Niekiedy los bywa prawdziwie przewrotny i wystawia nas na próbę. To, że przejdziemy ją zwycięsko wcale nie znaczy, że czeka na nas nagroda. A przynajmniej nie dostrzegamy jej w krótkiej perspektywie czasu. Tak jednak właśnie bywa, że to, co bierzemy za karę, za niesprawiedliwość, to, co rzuca nas na kolana, może stać się bodźcem do wielu pozytywnych zmian. Nawet, jeśli część z nich będzie wiązała się z cierpieniem i / lub ze stratą.
Kiedy komisarz Gromosław Sidorowicz zostaje czasowo przeniesiony ze stolicy na Mazury, a jego miejscem pracy ma stać się mały komisariat, traktuje to dokładnie tak, jak to wygląda – jak zesłanie. A wszystko dlatego, że w poczuciu sprawiedliwości, odważył się interweniować przeciwko nastoletniej córce wpływowego polityka, która zachowywała się agresywnie w miejscu publicznym.
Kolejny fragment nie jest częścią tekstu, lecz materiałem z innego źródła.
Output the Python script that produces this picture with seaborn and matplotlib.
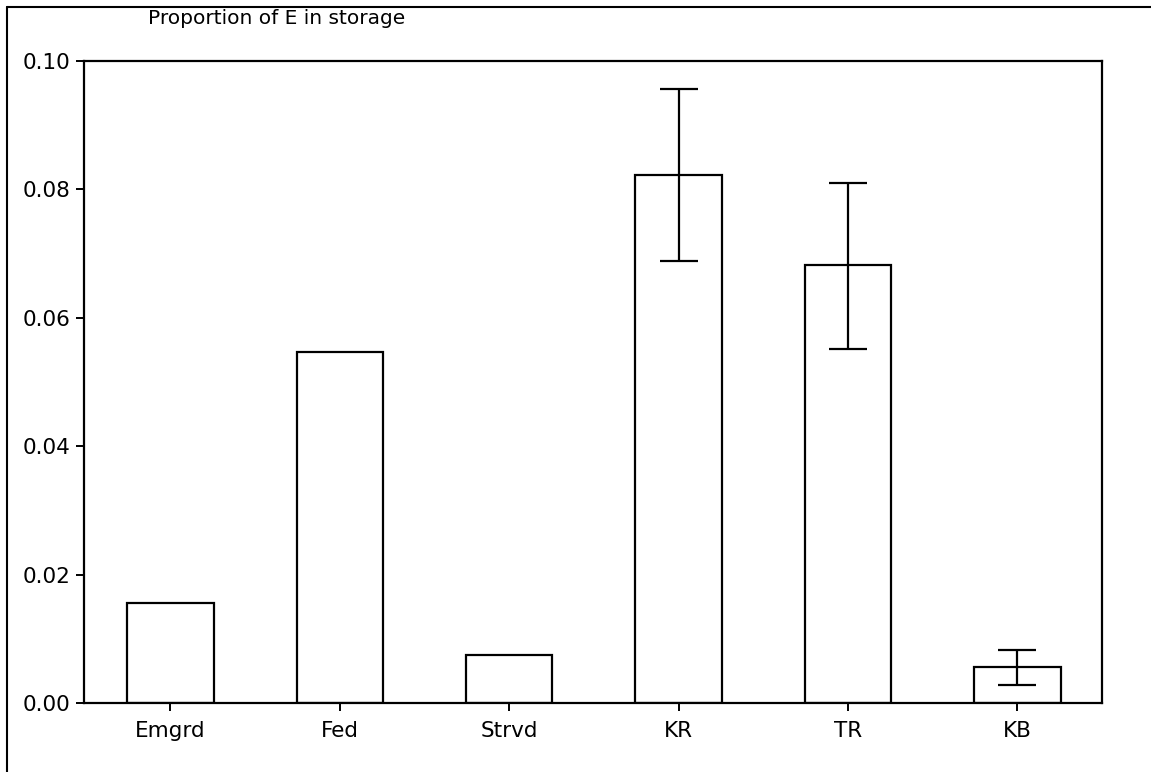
import matplotlib
matplotlib.use("Agg")
import matplotlib.pyplot as plt
import numpy as np
import pandas as pd
import seaborn as sns
from matplotlib.lines import Line2D

# data
groups = ['Emgrd', 'Fed', 'Strvd', 'KR', 'TR', 'KB']
means = [0.0156, 0.0546, 0.0075, 0.0822, 0.0682, 0.0056]
err_lo = [np.nan, np.nan, np.nan, 0.0688, 0.0551, 0.0028]
err_hi = [np.nan, np.nan, np.nan, 0.0956, 0.0810, 0.0083]
y_ticks = [0.00, 0.02, 0.04, 0.06, 0.08, 0.10]

df = pd.DataFrame({'group': groups, 'mean': means, 'lo': err_lo, 'hi': err_hi})

sns.set_style("white")
plt.rcParams['font.family'] = ['DejaVu Sans']

fig = plt.figure(figsize=(11.51, 7.72), dpi=100)
ax = fig.add_axes([84 / 1151, 1 - 703 / 772, (1102 - 84) / 1151, (703 - 61) / 772])

sns.barplot(data=df, x='group', y='mean', ax=ax, color='white', edgecolor='black',
            linewidth=1.6, width=0.51, errorbar=None)

# error bars for the groups that have them
has_err = df['lo'].notna()
x_pos = np.arange(len(groups))[has_err.values]
yerr = np.vstack([df['mean'][has_err] - df['lo'][has_err], df['hi'][has_err] - df['mean'][has_err]])
ax.errorbar(x_pos, df['mean'][has_err], yerr=yerr, fmt='none', ecolor='black',
            elinewidth=1.6, capsize=13.7, capthick=1.6)

ax.set_xlim(-0.51, 5.5)
ax.set_ylim(0, 0.10)
ax.set_yticks(y_ticks)
ax.set_yticklabels([f'{t:.2f}' for t in y_ticks])
ax.set_xlabel('')
ax.set_ylabel('')
for s in ax.spines.values():
    s.set_visible(True)
    s.set_color('black')
    s.set_linewidth(1.6)
ax.tick_params(axis='both', which='both', direction='out', length=6, width=1.4,
               color='black', labelsize=15.5, labelcolor='black',
               left=True, bottom=True)
ax.tick_params(axis='x', pad=7)
ax.tick_params(axis='y', pad=4)

fig.text(148 / 1151, 1 - 19 / 772, 'Proportion of E in storage', fontsize=14.5,
         ha='left', va='center', color='black')

# frame lines along the top and left of the figure
fig.add_artist(Line2D([7 / 1151, 1], [1 - 7 / 772, 1 - 7 / 772], color='black', lw=1.5))
fig.add_artist(Line2D([7 / 1151, 7 / 1151], [0, 1 - 7 / 772], color='black', lw=1.5))

plt.savefig('out.png', dpi=100)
W efekcie został uznany za tego, który przekracza kompetencje, a prężnie rozwijająca się kariera komisarza, obejmująca nawet pobyt poza granicami kraju, zostaje przerwana.
Sidorowicz jest przekonany, że jedyne, co czeka go na mazurskiej wsi, to sprawy związane z kradzieżą kur czy pijackim burdami. Nawet nie przypuszczał, że od razu po przyjeździe los ześle mu nieboszczyka, a tym samym sprawę, którą będzie musiał rozwiązać. Znaleziony w lesie rolnik, który (delikatnie mówiąc) nie budził sympatii lokalnej społeczności, mógłby zostać uznany za ofiarę własnego nałogu, gdyby nie fakt, iż w jego szyi tkwiła fibula, historyczna zapinka. Jerzy Enda, bo tak brzmi imię i nazwisko ofiary, utopił się, zatem to nie wbity w ciało przedmiot był przyczyną śmierci. Kto jednak używa takiego przedmiotu i po co wbił go w ciało rolnika? Czy to może sekta, wyznawcy dziwnego kultu, uchwyceni przez drona? A może amerykańscy żołnierze, którzy zostali złapani w pobliżu miejsca zbrodni.
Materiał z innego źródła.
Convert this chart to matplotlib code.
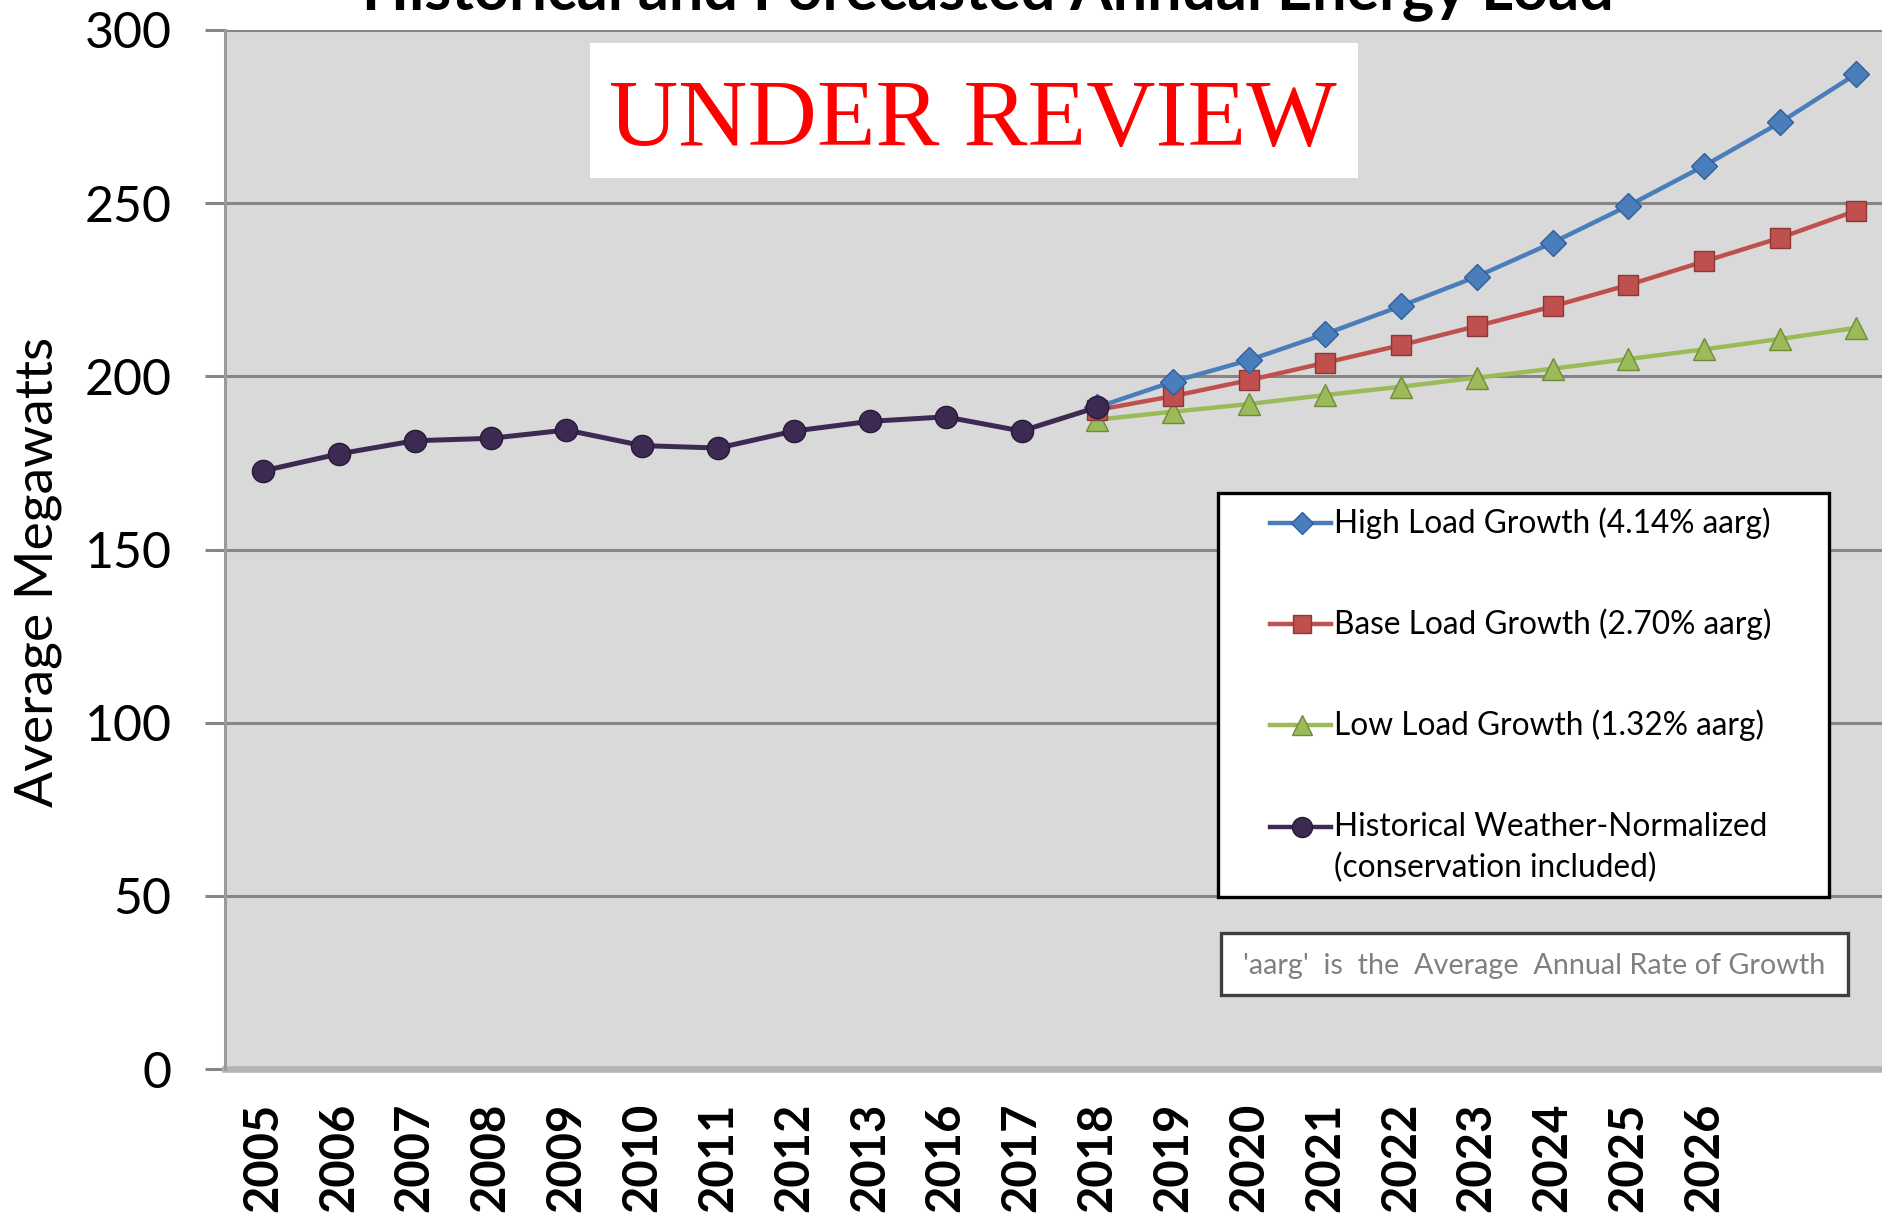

Sidorowicz ma do rozwiązania wyjątkowo skomplikowaną łamigłówkę, ale tak naprawdę, to nie zbrodnia przykuwa naszą uwagę, ale… otoczenie, w którym znalazł się komisarz, piękno przyrody, pradawne wierzenia, a także niezwykła zielarka i jej nalewki. Niezwykły klimat Warmii i Mazur, przesycony dawnymi wierzeniami, uchwyciła doskonale w swojej książce pt. \”Tylko nie Mazury\” Sylwia Skuza. Opublikowana nakładem Wydawnictwa MG powieść to wyjątkowa podróż, nie tylko w przestrzeni, ale i w czasie. Ten bowiem cofa się, a właściwie zatrzymuje, z każdą wizytą w niezwykłej chacie Anny Trintawini, a także wówczas, kiedy słuchamy jej życiowych mądrości, przepełnionych miłością do natury i wewnętrznym spokojem.
Dlatego też, choć teoretycznie mamy do czynienia z kryminalna historią, to mocną stroną powieści są właśnie opisy przyrody czy działalności Anny, dawne legendy i wierzenia. To one składają się na wyjątkowa atmosferę książki, od której trudno jest się oderwać. Na tym tle doskonale zostali również zarysowani bohaterowie, wyjątkowi, obdarzeni charakterystycznymi cechami, doskonale wpisujący się zarówno w mazurski klimat, jak i klimat samej lektury. Mimo niewielkiej objętości, książka dostarcza nam kilkugodzinnego wytchnienia i sprawia, że zapominamy o otaczającej nas rzeczywistości. Efektem ubocznym powieści jest natychmiastowe pragnienie wyruszenia na Mazury, a także… sięgnięcie po kolejną (mam nadzieję) powieść autorki.